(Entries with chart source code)
....

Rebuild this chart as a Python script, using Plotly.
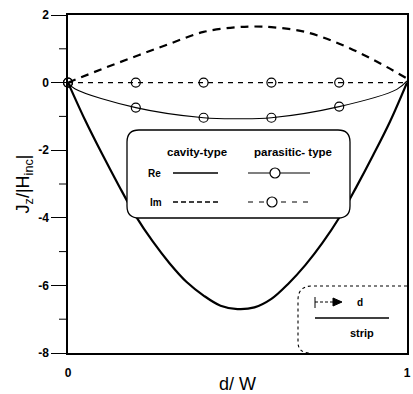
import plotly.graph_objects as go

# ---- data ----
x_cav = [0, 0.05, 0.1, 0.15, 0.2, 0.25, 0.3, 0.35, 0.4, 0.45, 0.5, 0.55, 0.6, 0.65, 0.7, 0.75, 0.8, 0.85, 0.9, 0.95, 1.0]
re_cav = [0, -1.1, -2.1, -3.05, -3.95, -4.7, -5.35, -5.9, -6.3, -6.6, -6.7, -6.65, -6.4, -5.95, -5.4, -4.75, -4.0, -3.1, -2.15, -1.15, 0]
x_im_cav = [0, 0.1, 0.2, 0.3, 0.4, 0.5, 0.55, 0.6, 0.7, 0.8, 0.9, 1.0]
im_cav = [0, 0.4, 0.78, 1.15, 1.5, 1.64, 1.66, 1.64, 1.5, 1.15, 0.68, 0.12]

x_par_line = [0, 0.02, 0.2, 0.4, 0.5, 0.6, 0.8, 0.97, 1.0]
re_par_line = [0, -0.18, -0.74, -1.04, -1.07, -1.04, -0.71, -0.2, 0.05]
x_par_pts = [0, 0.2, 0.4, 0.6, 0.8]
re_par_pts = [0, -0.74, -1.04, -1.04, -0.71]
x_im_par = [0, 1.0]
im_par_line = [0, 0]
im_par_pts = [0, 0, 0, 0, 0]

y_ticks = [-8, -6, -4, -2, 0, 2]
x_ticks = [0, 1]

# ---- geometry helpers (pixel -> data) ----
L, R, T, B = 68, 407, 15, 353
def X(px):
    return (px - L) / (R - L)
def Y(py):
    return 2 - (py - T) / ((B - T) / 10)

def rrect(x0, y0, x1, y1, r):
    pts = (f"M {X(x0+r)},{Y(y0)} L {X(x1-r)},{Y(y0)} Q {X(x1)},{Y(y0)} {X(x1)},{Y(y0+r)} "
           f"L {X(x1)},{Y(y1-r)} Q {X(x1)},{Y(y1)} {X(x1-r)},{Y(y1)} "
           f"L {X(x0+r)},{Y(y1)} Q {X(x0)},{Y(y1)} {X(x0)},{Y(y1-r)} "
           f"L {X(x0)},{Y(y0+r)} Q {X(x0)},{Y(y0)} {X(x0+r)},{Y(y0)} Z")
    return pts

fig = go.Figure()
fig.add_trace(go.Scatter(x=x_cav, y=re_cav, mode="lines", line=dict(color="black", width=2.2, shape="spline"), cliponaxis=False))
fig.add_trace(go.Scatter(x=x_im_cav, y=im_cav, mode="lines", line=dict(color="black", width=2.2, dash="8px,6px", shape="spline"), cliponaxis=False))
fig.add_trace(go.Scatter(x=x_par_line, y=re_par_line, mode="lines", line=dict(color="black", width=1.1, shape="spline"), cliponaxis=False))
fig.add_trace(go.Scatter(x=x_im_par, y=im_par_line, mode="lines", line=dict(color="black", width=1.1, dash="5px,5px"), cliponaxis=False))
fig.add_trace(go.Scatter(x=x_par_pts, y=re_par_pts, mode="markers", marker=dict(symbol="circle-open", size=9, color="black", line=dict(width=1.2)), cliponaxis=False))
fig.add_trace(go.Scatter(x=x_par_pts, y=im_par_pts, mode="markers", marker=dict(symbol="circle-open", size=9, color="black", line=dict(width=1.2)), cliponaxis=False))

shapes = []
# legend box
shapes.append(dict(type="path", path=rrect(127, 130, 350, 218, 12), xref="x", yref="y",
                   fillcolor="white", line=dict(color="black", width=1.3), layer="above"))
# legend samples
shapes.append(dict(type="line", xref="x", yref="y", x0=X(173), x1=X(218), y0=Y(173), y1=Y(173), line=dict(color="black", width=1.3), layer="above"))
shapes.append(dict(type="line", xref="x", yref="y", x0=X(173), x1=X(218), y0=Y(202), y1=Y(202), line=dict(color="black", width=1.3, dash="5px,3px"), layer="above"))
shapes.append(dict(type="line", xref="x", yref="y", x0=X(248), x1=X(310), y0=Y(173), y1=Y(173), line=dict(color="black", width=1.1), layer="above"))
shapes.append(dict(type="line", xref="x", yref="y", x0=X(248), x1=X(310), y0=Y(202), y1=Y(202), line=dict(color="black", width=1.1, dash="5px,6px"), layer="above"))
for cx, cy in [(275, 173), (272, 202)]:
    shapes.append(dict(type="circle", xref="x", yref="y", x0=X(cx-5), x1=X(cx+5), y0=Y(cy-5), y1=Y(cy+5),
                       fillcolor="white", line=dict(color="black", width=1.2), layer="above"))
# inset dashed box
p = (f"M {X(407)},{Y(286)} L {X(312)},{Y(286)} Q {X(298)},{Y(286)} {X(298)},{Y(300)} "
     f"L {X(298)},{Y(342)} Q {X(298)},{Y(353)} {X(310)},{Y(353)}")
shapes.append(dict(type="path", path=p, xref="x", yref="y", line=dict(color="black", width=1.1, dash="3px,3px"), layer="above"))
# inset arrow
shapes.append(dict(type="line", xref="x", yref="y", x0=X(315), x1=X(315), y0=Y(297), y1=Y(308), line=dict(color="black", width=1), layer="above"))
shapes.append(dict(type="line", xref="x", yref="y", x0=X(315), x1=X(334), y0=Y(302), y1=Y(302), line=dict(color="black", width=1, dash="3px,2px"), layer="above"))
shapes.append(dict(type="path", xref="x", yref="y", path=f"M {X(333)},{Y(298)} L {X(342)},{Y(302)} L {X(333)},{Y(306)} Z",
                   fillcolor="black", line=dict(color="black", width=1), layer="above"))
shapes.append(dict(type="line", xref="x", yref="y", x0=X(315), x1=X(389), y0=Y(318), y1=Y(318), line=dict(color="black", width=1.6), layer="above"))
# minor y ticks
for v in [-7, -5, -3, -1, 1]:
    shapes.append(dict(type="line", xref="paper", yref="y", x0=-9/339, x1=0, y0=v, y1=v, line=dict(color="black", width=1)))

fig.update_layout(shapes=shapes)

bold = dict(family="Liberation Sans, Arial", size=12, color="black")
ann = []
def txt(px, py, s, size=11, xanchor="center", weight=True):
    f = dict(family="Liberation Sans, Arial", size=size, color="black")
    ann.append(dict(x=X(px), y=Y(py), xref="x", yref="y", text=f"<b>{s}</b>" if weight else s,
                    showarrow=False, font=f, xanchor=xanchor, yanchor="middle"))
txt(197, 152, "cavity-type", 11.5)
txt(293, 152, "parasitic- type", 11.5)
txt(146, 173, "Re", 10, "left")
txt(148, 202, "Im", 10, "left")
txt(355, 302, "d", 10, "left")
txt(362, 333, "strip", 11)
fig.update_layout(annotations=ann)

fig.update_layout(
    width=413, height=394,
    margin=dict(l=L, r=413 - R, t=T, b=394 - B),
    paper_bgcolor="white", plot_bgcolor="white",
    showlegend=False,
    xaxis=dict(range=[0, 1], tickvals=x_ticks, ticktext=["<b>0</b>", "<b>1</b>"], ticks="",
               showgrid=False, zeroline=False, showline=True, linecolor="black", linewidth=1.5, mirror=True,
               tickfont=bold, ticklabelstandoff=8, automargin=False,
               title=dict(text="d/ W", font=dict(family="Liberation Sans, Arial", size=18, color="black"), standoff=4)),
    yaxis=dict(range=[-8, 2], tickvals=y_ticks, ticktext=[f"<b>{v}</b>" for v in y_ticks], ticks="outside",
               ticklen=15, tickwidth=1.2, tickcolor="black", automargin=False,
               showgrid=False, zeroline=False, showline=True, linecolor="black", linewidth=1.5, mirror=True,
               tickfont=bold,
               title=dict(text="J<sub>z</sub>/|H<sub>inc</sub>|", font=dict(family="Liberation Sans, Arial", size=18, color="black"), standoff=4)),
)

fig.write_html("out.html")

....

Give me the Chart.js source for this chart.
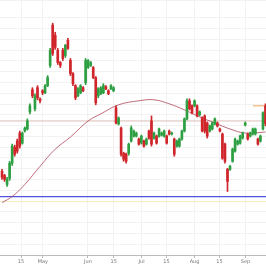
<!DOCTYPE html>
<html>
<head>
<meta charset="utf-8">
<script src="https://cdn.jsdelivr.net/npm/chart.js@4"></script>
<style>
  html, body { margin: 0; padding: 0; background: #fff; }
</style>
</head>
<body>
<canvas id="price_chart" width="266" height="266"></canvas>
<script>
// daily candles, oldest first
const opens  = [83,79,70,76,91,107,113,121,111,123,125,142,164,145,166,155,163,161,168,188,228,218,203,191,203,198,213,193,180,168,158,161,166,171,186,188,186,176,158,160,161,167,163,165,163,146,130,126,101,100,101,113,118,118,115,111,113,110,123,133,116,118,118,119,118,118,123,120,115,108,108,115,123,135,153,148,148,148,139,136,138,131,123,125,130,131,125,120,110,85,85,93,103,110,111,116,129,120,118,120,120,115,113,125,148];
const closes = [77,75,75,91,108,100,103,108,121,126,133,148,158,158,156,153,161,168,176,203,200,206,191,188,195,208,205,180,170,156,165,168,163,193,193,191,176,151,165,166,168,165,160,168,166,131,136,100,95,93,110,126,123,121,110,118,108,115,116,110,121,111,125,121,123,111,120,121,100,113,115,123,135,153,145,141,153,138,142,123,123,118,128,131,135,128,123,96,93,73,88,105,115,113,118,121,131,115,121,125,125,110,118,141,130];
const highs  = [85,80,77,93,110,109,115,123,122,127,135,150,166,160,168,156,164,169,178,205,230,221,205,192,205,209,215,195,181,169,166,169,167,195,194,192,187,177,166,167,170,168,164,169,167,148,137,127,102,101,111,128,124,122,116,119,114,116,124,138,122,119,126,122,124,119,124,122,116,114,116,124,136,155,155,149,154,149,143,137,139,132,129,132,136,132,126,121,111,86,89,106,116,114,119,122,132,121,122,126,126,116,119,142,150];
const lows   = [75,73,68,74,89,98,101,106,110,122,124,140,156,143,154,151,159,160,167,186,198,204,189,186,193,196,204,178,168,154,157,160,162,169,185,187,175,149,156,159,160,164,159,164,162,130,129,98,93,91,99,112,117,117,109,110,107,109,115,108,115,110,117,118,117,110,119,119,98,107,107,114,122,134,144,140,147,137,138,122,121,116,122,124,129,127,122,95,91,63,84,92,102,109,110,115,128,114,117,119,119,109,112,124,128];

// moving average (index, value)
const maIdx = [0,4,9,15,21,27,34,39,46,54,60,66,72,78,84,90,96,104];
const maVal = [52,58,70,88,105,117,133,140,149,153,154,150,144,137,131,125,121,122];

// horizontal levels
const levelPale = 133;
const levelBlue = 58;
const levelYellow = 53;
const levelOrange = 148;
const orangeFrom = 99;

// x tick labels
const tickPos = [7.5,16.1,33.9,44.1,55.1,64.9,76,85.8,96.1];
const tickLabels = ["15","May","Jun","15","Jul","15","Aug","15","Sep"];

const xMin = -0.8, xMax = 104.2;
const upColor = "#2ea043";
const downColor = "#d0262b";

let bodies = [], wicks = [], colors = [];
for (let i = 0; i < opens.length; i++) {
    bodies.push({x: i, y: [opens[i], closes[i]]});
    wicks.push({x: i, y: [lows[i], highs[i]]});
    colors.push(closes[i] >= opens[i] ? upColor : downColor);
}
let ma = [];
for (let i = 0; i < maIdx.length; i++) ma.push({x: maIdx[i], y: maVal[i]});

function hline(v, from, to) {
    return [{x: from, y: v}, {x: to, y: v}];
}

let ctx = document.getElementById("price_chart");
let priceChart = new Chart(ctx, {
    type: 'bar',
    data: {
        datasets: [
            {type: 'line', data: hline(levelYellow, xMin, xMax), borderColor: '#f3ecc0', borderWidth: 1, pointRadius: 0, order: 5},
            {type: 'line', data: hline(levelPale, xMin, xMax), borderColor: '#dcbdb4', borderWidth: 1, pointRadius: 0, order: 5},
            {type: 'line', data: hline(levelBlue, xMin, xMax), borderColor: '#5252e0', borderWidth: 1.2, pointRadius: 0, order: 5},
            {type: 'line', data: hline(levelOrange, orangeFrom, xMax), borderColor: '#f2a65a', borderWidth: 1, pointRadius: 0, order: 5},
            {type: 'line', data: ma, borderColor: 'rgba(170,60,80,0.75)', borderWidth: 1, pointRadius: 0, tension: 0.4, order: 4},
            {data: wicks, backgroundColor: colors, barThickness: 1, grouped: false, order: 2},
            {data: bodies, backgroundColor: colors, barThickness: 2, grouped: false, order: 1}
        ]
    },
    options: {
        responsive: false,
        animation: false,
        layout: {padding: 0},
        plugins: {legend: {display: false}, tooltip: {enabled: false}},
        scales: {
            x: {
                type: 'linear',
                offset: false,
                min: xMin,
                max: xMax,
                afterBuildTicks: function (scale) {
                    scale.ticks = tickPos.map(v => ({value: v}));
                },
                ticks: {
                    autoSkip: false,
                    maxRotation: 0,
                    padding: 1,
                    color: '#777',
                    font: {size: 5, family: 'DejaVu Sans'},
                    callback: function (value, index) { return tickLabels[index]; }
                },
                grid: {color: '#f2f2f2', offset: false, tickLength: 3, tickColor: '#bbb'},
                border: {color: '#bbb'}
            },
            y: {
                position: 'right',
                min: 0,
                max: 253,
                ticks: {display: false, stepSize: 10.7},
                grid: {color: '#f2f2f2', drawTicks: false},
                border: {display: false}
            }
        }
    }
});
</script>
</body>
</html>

....

Your task is to reproduce only the lines from the one with "Rebuild this chart" through the one with "return 2 - (py - T) / ((B - T) / 10)", keeping both ends. Skip every picture.

__EXERCISE RESPONSE__.
Rebuild this chart as a Python script, using Plotly.
import plotly.graph_objects as go

# ---- data ----
x_cav = [0, 0.05, 0.1, 0.15, 0.2, 0.25, 0.3, 0.35, 0.4, 0.45, 0.5, 0.55, 0.6, 0.65, 0.7, 0.75, 0.8, 0.85, 0.9, 0.95, 1.0]
re_cav = [0, -1.1, -2.1, -3.05, -3.95, -4.7, -5.35, -5.9, -6.3, -6.6, -6.7, -6.65, -6.4, -5.95, -5.4, -4.75, -4.0, -3.1, -2.15, -1.15, 0]
x_im_cav = [0, 0.1, 0.2, 0.3, 0.4, 0.5, 0.55, 0.6, 0.7, 0.8, 0.9, 1.0]
im_cav = [0, 0.4, 0.78, 1.15, 1.5, 1.64, 1.66, 1.64, 1.5, 1.15, 0.68, 0.12]

x_par_line = [0, 0.02, 0.2, 0.4, 0.5, 0.6, 0.8, 0.97, 1.0]
re_par_line = [0, -0.18, -0.74, -1.04, -1.07, -1.04, -0.71, -0.2, 0.05]
x_par_pts = [0, 0.2, 0.4, 0.6, 0.8]
re_par_pts = [0, -0.74, -1.04, -1.04, -0.71]
x_im_par = [0, 1.0]
im_par_line = [0, 0]
im_par_pts = [0, 0, 0, 0, 0]

y_ticks = [-8, -6, -4, -2, 0, 2]
x_ticks = [0, 1]

# ---- geometry helpers (pixel -> data) ----
L, R, T, B = 68, 407, 15, 353
def X(px):
    return (px - L) / (R - L)
def Y(py):
    return 2 - (py - T) / ((B - T) / 10)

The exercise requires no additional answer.